### Task prompt
For the entries below, copy exactly the line that contains "Emit a Python" through the line that contains "ax = fig.add_axes([0.164, 0.196, 0.818, 0.650], facecolor=BG)", both ends included, and exclude all pictures.

[Entries with chart source code]
----------
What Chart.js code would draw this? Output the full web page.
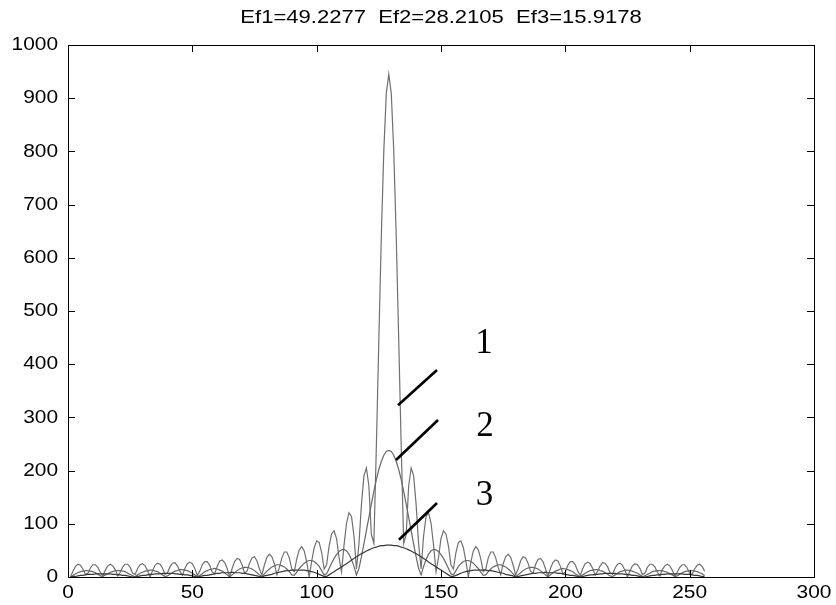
<!DOCTYPE html>
<html>
<head>
<meta charset="utf-8">
<script src="https://cdn.jsdelivr.net/npm/chart.js@4.4.1/dist/chart.umd.min.js"></script>
<style>
  html, body { margin: 0; padding: 0; background: #fff; }
  canvas { display: block; }
</style>
</head>
<body>
<canvas id="grafico" width="836" height="605"></canvas>
<script>
// ── datos (muestras 1..256) ──
const TITULO = 'Ef1=49.2277  Ef2=28.2105  Ef3=15.9178';

const CURVA_1 = [
  0,11,20,24,22,15,5,7,17,23, 23,18,9,2,13,21,24,21,14,2, 9,19,24,24,18,7,5,16,23,25,
  21,12,0,12,22,26,24,17,5,8, 19,26,27,21,11,3,16,25,28,25, 16,3,11,23,29,29,22,9,6,20,
  30,32,27,16,0,16,29,35,33,23, 7,11,26,36,38,30,15,4,23,37, 43,38,25,4,18,36,47,47,36,15,
  10,34,51,57,49,28,0,30,55,68, 65,46,15,23,58,81,87,72,37,10, 60,101,121,114,77,15,62,136,190,205,
  171,80,63,245,445,640,801,909,
  945,
  909,801,640,445,245,63,80,171,205,190, 136,62,15,77,114,121,101,60,10,37,
  72,87,81,58,23,15,46,65,68,55, 30,0,28,49,57,51,34,10,15,36,
  47,47,36,18,4,25,38,43,37,23, 4,15,30,38,36,26,11,7,23,33,
  35,29,16,0,16,27,32,30,20,6, 9,22,29,29,23,11,3,16,25,28,
  25,16,3,11,21,27,26,19,8,5, 17,24,26,22,12,0,12,21,25,23,
  16,5,7,18,24,24,19,9,2,14, 21,24,21,13,2,9,18,23,23,17,
  7,5,15,22,24,20,11
];

const CURVA_2 = [
  0,3,6,8,10,11,12,12,11,10, 8,5,2,1,4,6,9,10,12,12, 12,11,10,7,5,2,1,4,7,9,
  11,12,13,13,11,10,7,4,1,2, 5,8,11,12,14,14,13,12,10,7, 4,1,3,6,10,12,14,15,16,15,
  13,11,8,4,0,4,8,12,15,17, 18,18,17,15,12,8,4,1,6,11, 15,19,21,23,23,21,19,15,10,4,
  3,9,16,21,26,29,31,31,29,25, 20,12,4,6,16,26,35,42,48,51, 52,49,43,33,20,4,16,38,62,87,
  112,137,161,183,202,217,229,236,
  238,
  236,229,217,202,183,161,137,112,87,62, 38,16,4,20,33,43,49,52,51,48,
  42,35,26,16,6,4,12,20,25,29, 31,31,29,26,21,16,9,3,4,10,
  15,19,21,23,23,21,19,15,11,6, 1,4,8,12,15,17,18,18,17,15,
  12,8,4,0,4,8,11,13,15,16, 15,14,12,10,6,3,1,4,7,10,
  12,13,14,14,12,11,8,5,2,1, 4,7,10,11,13,13,12,11,9,7,
  4,1,2,5,7,10,11,12,12,12, 10,9,6,4,1,2,5,8,10,11,
  12,12,11,10,8,6,3
];

const CURVA_3 = [
  0,1,1,2,3,3,4,5,5,5, 6,6,6,6,6,6,6,5,5,4, 4,3,3,2,1,0,0,1,2,3,
  3,4,5,5,6,6,6,7,7,7, 7,7,6,6,5,5,4,4,3,2, 1,0,1,2,3,3,4,5,6,7,
  7,8,8,8,8,9,8,8,8,7, 7,6,5,4,3,2,1,0,2,3, 4,5,7,8,9,10,11,12,12,13,
  13,13,13,13,13,12,11,10,9,7, 5,3,1,1,4,7,10,13,16,19, 22,25,28,32,35,38,41,44,46,49,
  51,53,55,56,58,59,59,60,
  60,
  60,59,59,58,56,55,53,51,49,46, 44,41,38,35,32,28,25,22,19,16,
  13,10,7,4,1,1,3,5,7,9, 10,11,12,13,13,13,13,13,13,12,
  12,11,10,9,8,7,5,4,3,2, 0,1,2,3,4,5,6,7,7,8,
  8,8,9,8,8,8,8,7,7,6, 5,4,3,3,2,1,0,1,2,3,
  4,4,5,5,6,6,7,7,7,7, 7,6,6,6,5,5,4,3,3,2,
  1,0,0,1,2,3,3,4,4,5, 5,6,6,6,6,6,6,6,5,5,
  5,4,3,3,2,1,1
];

const X_TICKS = [0, 50, 100, 150, 200, 250, 300];
const Y_TICKS = [0, 100, 200, 300, 400, 500, 600, 700, 800, 900, 1000];

// etiquetas 1, 2, 3 con su línea guía (en unidades de los ejes)
const ETIQUETAS = [
  { texto: '1', desde: [132.7, 323], hasta: [148.4, 389], pos: [167.3, 438] },
  { texto: '2', desde: [131.9, 220], hasta: [148.8, 295], pos: [167.7, 282] },
  { texto: '3', desde: [133.1, 70],  hasta: [148.4, 139], pos: [167.5, 152] },
];

// ── dibujo ──
const aPuntos = (serie) => serie.map((v, i) => ({ x: i + 1, y: v }));

const SANS = '"Liberation Sans", Arial, sans-serif';

const textoEstirado = (ctx, txt, x, y, sx) => {
  ctx.save();
  ctx.translate(x, y);
  ctx.scale(sx, 1);
  ctx.fillText(txt, 0, 0);
  ctx.restore();
};

const ejesMatlab = {
  id: 'ejesMatlab',
  afterDraw(chart) {
    const { ctx, chartArea: a, scales: { x, y } } = chart;
    ctx.save();

    // caja
    ctx.strokeStyle = '#000';
    ctx.lineWidth = 1;
    ctx.strokeRect(a.left + 0.5, a.top + 0.5, a.right - a.left, a.bottom - a.top);

    // marcas hacia adentro
    const L = 7;
    ctx.beginPath();
    X_TICKS.forEach(v => {
      const px = Math.round(x.getPixelForValue(v)) + 0.5;
      ctx.moveTo(px, a.bottom); ctx.lineTo(px, a.bottom - L);
      ctx.moveTo(px, a.top);    ctx.lineTo(px, a.top + L);
    });
    Y_TICKS.forEach(v => {
      const py = Math.round(y.getPixelForValue(v)) + 0.5;
      ctx.moveTo(a.left, py);  ctx.lineTo(a.left + L, py);
      ctx.moveTo(a.right, py); ctx.lineTo(a.right - L, py);
    });
    ctx.stroke();

    // textos de los ejes
    ctx.fillStyle = '#000';
    ctx.font = '19px ' + SANS;
    ctx.textBaseline = 'middle';
    ctx.textAlign = 'center';
    X_TICKS.forEach(v => textoEstirado(ctx, String(v), x.getPixelForValue(v), a.bottom + 16, 1.1));
    ctx.textAlign = 'right';
    Y_TICKS.forEach(v => textoEstirado(ctx, String(v), a.left - 10, y.getPixelForValue(v), 1.1));

    // título
    ctx.textAlign = 'center';
    ctx.font = '19px ' + SANS;
    textoEstirado(ctx, TITULO, (a.left + a.right) / 2, 18, 1.16);

    // líneas guía y números
    ctx.strokeStyle = '#000';
    ctx.lineWidth = 2.6;
    ETIQUETAS.forEach(e => {
      ctx.beginPath();
      ctx.moveTo(x.getPixelForValue(e.desde[0]), y.getPixelForValue(e.desde[1]));
      ctx.lineTo(x.getPixelForValue(e.hasta[0]), y.getPixelForValue(e.hasta[1]));
      ctx.stroke();
    });
    ctx.font = '35px "Liberation Serif", "Times New Roman", serif';
    ctx.textAlign = 'center';
    ctx.textBaseline = 'middle';
    ETIQUETAS.forEach(e => ctx.fillText(e.texto, x.getPixelForValue(e.pos[0]), y.getPixelForValue(e.pos[1])));

    ctx.restore();
  }
};

const linea = (datos, color, orden) => ({
  data: aPuntos(datos),
  borderColor: color,
  borderWidth: 1.2,
  pointRadius: 0,
  tension: 0,
  fill: false,
  order: orden,
});

new Chart(document.getElementById('grafico'), {
  type: 'line',
  data: {
    datasets: [
      linea(CURVA_1, '#707070', 3),
      linea(CURVA_2, '#686868', 2),
      linea(CURVA_3, '#3a3a3a', 1),
    ]
  },
  options: {
    responsive: false,
    animation: false,
    layout: { padding: { left: 68, right: 22, top: 45, bottom: 28 } },
    plugins: { legend: { display: false }, tooltip: { enabled: false }, title: { display: false } },
    scales: {
      x: { type: 'linear', display: false, min: 0, max: 300 },
      y: { type: 'linear', display: false, min: 0, max: 1000 },
    }
  },
  plugins: [ejesMatlab]
});
</script>
</body>
</html>
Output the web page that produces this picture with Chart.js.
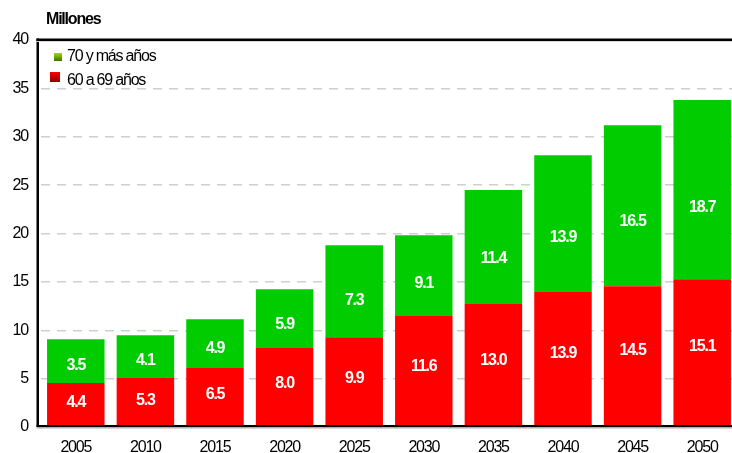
<!DOCTYPE html>
<html><head><meta charset="utf-8">
<script src="https://cdn.jsdelivr.net/npm/chart.js@4/dist/chart.umd.min.js"></script>
<style>html,body{margin:0;padding:0;background:#fff;overflow:hidden;width:732px;height:453px}canvas{display:block}</style>
</head><body>
<canvas id="c" width="740" height="453"></canvas>
<script>
// ---- data ----
const years = ['2005','2010','2015','2020','2025','2030','2035','2040','2045','2050'];
const values6069 = [4.55, 5.07, 6.1, 8.17, 9.28, 11.48, 12.72, 13.96, 14.55, 15.27];
const values70 = [4.52, 4.41, 5.04, 6.07, 9.51, 8.34, 11.78, 14.14, 16.65, 18.53];
const labels6069 = ['4.4','5.3','6.5','8.0','9.9','11.6','13.0','13.9','14.5','15.1'];
const labels70 = ['3.5','4.1','4.9','5.9','7.3','9.1','11.4','13.9','16.5','18.7'];
const yTickValues = [0, 5, 10, 15, 20, 25, 30, 35, 40];
const seriesNames = ['60 a 69 años', '70 y más años'];
const unitTitle = 'Millones';

// ---- fonts ----
function hasFont(name){
  const c = document.createElement('canvas').getContext('2d');
  c.font = '40px monospace';
  const a = c.measureText('mmmiiilll2005 años').width;
  c.font = '40px "' + name + '", monospace';
  return Math.abs(c.measureText('mmmiiilll2005 años').width - a) > 0.5;
}
const narrow = hasFont('Liberation Sans Narrow');
const FAMILY = narrow ? '"Liberation Sans Narrow", "Liberation Sans", Arial, sans-serif' : '"Liberation Sans", Arial, sans-serif';
const SPACING = narrow ? '0px' : '-1.2px';
const FS = 16;

const RED = '#ff0000', GREEN = '#00cc00';

const deco = {
  id: 'deco',
  beforeDraw(chart){ chart.ctx.letterSpacing = SPACING; },
  afterDatasetsDraw(chart){
    const ctx = chart.ctx;
    const fr = [0.54, 0.40];
    const labs = [labels6069, labels70];
    ctx.save();
    ctx.letterSpacing = SPACING;
    ctx.fillStyle = '#ffffff';
    ctx.font = 'bold ' + FS + 'px ' + FAMILY;
    ctx.textAlign = 'center';
    ctx.textBaseline = 'middle';
    chart.data.datasets.forEach((ds, i) => {
      const meta = chart.getDatasetMeta(i);
      meta.data.forEach((el, j) => {
        const y = el.base - fr[i] * (el.base - el.y);
        ctx.fillText(labs[i][j], el.x, y);
      });
    });
    ctx.restore();
  },
  afterDraw(chart){
    const ctx = chart.ctx, a = chart.chartArea;
    const W = chart.width;
    ctx.save();
    ctx.letterSpacing = SPACING;
    // frame
    ctx.fillStyle = '#000';
    ctx.fillRect(a.left - 4.5, a.top - 1.5, 2.5, a.bottom - a.top + 1.5);
    ctx.fillRect(a.left - 4.5, a.top - 1.5, W, 2.5);
    ctx.fillRect(a.left - 4.5, a.bottom - 2, W, 2);
    ctx.fillStyle = '#b0b0b0';
    ctx.fillRect(a.left - 4.5, a.bottom, W, 1.5);
    ctx.fillStyle = '#d8d8d8';
    ctx.fillRect(a.left - 4.5, a.top + 1, W, 1);
    // title
    ctx.fillStyle = '#000';
    ctx.font = 'bold ' + FS + 'px ' + FAMILY;
    ctx.textAlign = 'left';
    ctx.textBaseline = 'middle';
    ctx.fillText(unitTitle, 46, 20);
    // legend
    let g = ctx.createLinearGradient(0, 53, 0, 61);
    g.addColorStop(0, '#a8d800'); g.addColorStop(1, '#3c7000');
    ctx.fillStyle = g; ctx.fillRect(54, 53, 8, 8);
    g = ctx.createLinearGradient(0, 72, 0, 82);
    g.addColorStop(0, '#ff0000'); g.addColorStop(1, '#900000');
    ctx.fillStyle = g; ctx.fillRect(50, 72, 10, 10);
    ctx.fillStyle = '#000';
    ctx.font = FS + 'px ' + FAMILY;
    ctx.fillText(chart.data.datasets[1].label, 67, 57);
    ctx.fillText(chart.data.datasets[0].label, 67, 81);
    ctx.restore();
  }
};

new Chart(document.getElementById('c'), {
  type: 'bar',
  data: {
    labels: years,
    datasets: [
      { label: seriesNames[0], data: values6069, backgroundColor: RED, borderWidth: 0 },
      { label: seriesNames[1], data: values70, backgroundColor: GREEN, borderWidth: 0 }
    ]
  },
  options: {
    responsive: false,
    animation: false,
    devicePixelRatio: 1,
    barPercentage: 0.826,
    categoryPercentage: 1,
    layout: { padding: { top: 40, right: 3, left: 0, bottom: 0 } },
    plugins: { legend: { display: false }, tooltip: { enabled: false } },
    scales: {
      x: {
        stacked: true,
        grid: { display: false, drawTicks: false },
        border: { display: false },
        ticks: { color: '#000', font: { family: FAMILY, size: FS }, padding: 11, maxRotation: 0, autoSkip: false },
        afterFit(s){ s.height = 26; }
      },
      y: {
        stacked: true,
        min: 0, max: 40,
        afterBuildTicks(s){ s.ticks = yTickValues.map(v => ({ value: v })); },
        grid: {
          drawTicks: false,
          lineWidth: 1.5,
          color: (c) => (c.tick && (c.tick.value === 0 || c.tick.value === 40)) ? 'rgba(0,0,0,0)' : '#cfcfcf'
        },
        border: { display: false, dash: [9, 7] },
        ticks: { color: '#000', font: { family: FAMILY, size: FS }, padding: 13 },
        afterFit(s){ s.width = 41; }
      }
    }
  },
  plugins: [deco]
});
</script>
</body></html>
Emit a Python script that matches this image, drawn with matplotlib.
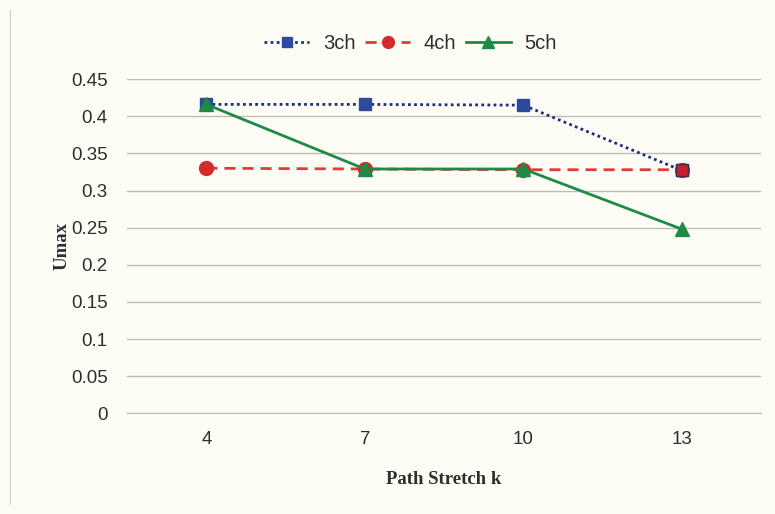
import matplotlib
matplotlib.use("Agg")
import matplotlib.pyplot as plt

# ---------------------------------------------------------------------------
# Data
# ---------------------------------------------------------------------------
k_labels = ["4", "7", "10", "13"]
umax_3ch = [0.416, 0.416, 0.415, 0.327]
umax_4ch = [0.330, 0.329, 0.328, 0.328]
umax_5ch = [0.416, 0.329, 0.329, 0.248]
y_ticks = [0, 0.05, 0.1, 0.15, 0.2, 0.25, 0.3, 0.35, 0.4, 0.45]

BG = "#fdfdf6"
TXT = "#2e2e2e"

fig = plt.figure(figsize=(7.75, 5.14), dpi=100, facecolor=BG)
ax = fig.add_axes([0.164, 0.196, 0.818, 0.650], facecolor=BG)

x = list(range(len(k_labels)))
ax.plot(x, umax_3ch, color="#1f2f7a", linestyle=(0, (1, 1.2)), linewidth=2,
        marker="s", markersize=9, markerfacecolor="#2d4a9e",
        markeredgecolor="#2d4a9e", label="3ch", zorder=3)
ax.plot(x, umax_4ch, color="#e03a3a", linestyle=(0, (4, 2.5)), linewidth=2,
        marker="o", markersize=10, markerfacecolor="#d42a2a",
        markeredgecolor="#d42a2a", label="4ch", zorder=2)
ax.plot(x, umax_5ch, color="#1e8a46", linestyle="-", linewidth=2,
        marker="^", markersize=10, markerfacecolor="#1e8a46",
        markeredgecolor="#1e8a46", label="5ch", zorder=4)
# the last 3ch square shows a red fill in the scan
ax.plot(x[-1:], umax_3ch[-1:], linestyle="none", marker="s", markersize=9,
        markerfacecolor="#c8202a", markeredgecolor="#4a2a50", zorder=5)

ax.set_xlim(-0.5, len(k_labels) - 0.5)
ax.set_ylim(0, 0.45)
ax.set_xticks(x)
ax.set_xticklabels(k_labels)
ax.set_yticks(y_ticks)
ax.set_yticklabels([f"{t:g}" for t in y_ticks])
ax.tick_params(axis="both", length=0, labelsize=13.5, colors=TXT)
ax.tick_params(axis="x", pad=13)
ax.tick_params(axis="y", pad=14)
for lbl in ax.get_xticklabels() + ax.get_yticklabels():
    lbl.set_family(["Liberation Sans", "DejaVu Sans"])

ax.grid(axis="y", color="#bdbdb5", linewidth=1)
ax.set_axisbelow(True)
for side in ["top", "right", "left"]:
    ax.spines[side].set_visible(False)
ax.spines["bottom"].set_color("#bdbdb5")

ax.set_xlabel("Path Stretch k", fontsize=13.5, fontweight="bold",
              family="Liberation Serif", color=TXT, labelpad=16)
ax.set_ylabel("Umax", fontsize=13.5, fontweight="bold",
              family="Liberation Serif", color=TXT, labelpad=0)

leg = fig.legend(loc="center", bbox_to_anchor=(0.53, 0.916), ncol=3,
                 frameon=False, fontsize=14.5, handlelength=2.2,
                 handletextpad=0.7, columnspacing=0.5, markerscale=0.85)
for t in leg.get_texts():
    t.set_color(TXT)
    t.set_family(["Liberation Sans", "DejaVu Sans"])

# faint page border on the left, as in the scan
fig.add_artist(plt.Line2D([0.013, 0.013], [0.02, 0.98], color="#d0d0c8",
                          linewidth=0.8, transform=fig.transFigure))

fig.savefig("out.png", dpi=100, facecolor=BG)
----------
### Result for this exercise
Emit a Python script that matches this image, drawn with matplotlib.
import matplotlib
matplotlib.use("Agg")
import matplotlib.pyplot as plt

# ---------------------------------------------------------------------------
# Data
# ---------------------------------------------------------------------------
k_labels = ["4", "7", "10", "13"]
umax_3ch = [0.416, 0.416, 0.415, 0.327]
umax_4ch = [0.330, 0.329, 0.328, 0.328]
umax_5ch = [0.416, 0.329, 0.329, 0.248]
y_ticks = [0, 0.05, 0.1, 0.15, 0.2, 0.25, 0.3, 0.35, 0.4, 0.45]

BG = "#fdfdf6"
TXT = "#2e2e2e"

fig = plt.figure(figsize=(7.75, 5.14), dpi=100, facecolor=BG)
ax = fig.add_axes([0.164, 0.196, 0.818, 0.650], facecolor=BG)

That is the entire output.